1) GeoTrust Global CA [I guess this is root certificate]

2) Google Internet Authority G2

3) *.google.com

I know that 3 is issued by 2 and 2 is issued by 1. 1 is self-issued.

So, it means google is sending a certificate chain to the browser. How does browser validates all the three certificates ?

Is the order of validation 3->2->1 or 1->2->3 ? I don't think *.google.com will be present in Firefox's trusted certificate list as it cannot store all such website specific certificates.

What is the exact computation done by the browser to establish the trust for the certificate ?

Was it helpful?

Solution

The browser is initially set up with a set of trust anchors (the CA certificates it trusts). What these are may depend on the operating system or installation.

One of these trust anchors is GeoTrust Global CA.

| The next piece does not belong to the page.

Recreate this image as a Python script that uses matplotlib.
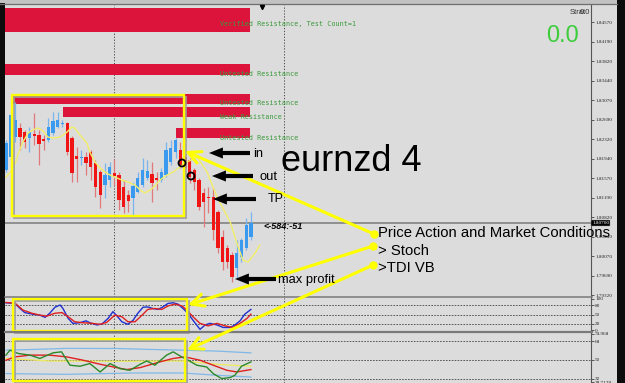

When connecting to www.google.com, the server sends its certificate chain, *.google.com and Google Internet Authority G2. The browser then verifies that *.google.com was indeed signed by Google Internet Authority G2. It then looks for the issuer of Google Internet Authority G2 and tries to match it with the subject of one of the trust anchors it knows (GeoTrust Global CA). When it has found a match, it also verifies the signature of Google Internet Authority G2 using GeoTrust Global CA's public key.

There's a bit more to it than that: checking validity in time and various usage attributes.